San Francisco Mayor London Breed attacks homeless, shelters while promoting plan to teach them to clean up their own waste
The mayor of San Francisco is promoting the city’s plan to deal the thousands of pounds of feces that crowd her city’s streets, a multi-million dollar plan to teach the homeless to pick up their own waste. What is more shocking is that Mayor London Breed placed blame on the homeless themselves and the homeless advocacy organizations whom she believes aren’t doing enough to educate their clients
“I will say there is more feces on the sidewalks than I’ve ever seen growing up here,” Breed said to the local San Fran NBC affiliate. “That is a huge problem and we are not just talking about from dogs — we’re talking about from humans.”
Then came the blame: “I work hard to make sure your programs are funded for the purposes of trying to get these individuals help, and what I am asking you to do is work with your clients and ask them to at least have respect for the community — at least, clean up after themselves and show respect to one another and people in the neighborhood,” Breed told NBC.
Breed is proposing an increase in funding, targeted at homeless education programs that will instruct San Fran’s transient population on how to handle their own feces, including instructions on how not to fill a bag with 20 pounds of their own waste and leave it on a street corner.
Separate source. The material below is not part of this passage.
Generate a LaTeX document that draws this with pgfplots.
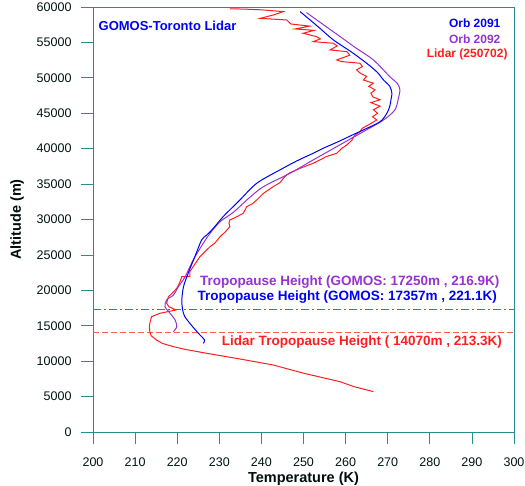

The mayor swears she won’t do is penalize the more than 7,500 people that call San Francisco’s streets home for crowding city streets with homeless encampments, trash, and dirty needles.
“I didn’t express anything about a penalty.” Instead, she says, she’ll be pressuring non-profits “to talk to their clients, who, unfortunately, were mostly responsible for the conditions of our streets.”
San Francisco is already spending $65 million to clean their streets, and the city added an additional $15 million to that this year to help pay sanitation workers overtime to handle the more than 16,000 complaints of public defecation the city receives each month.
The city already spends $280 million to house, care for, and educate their homeless population.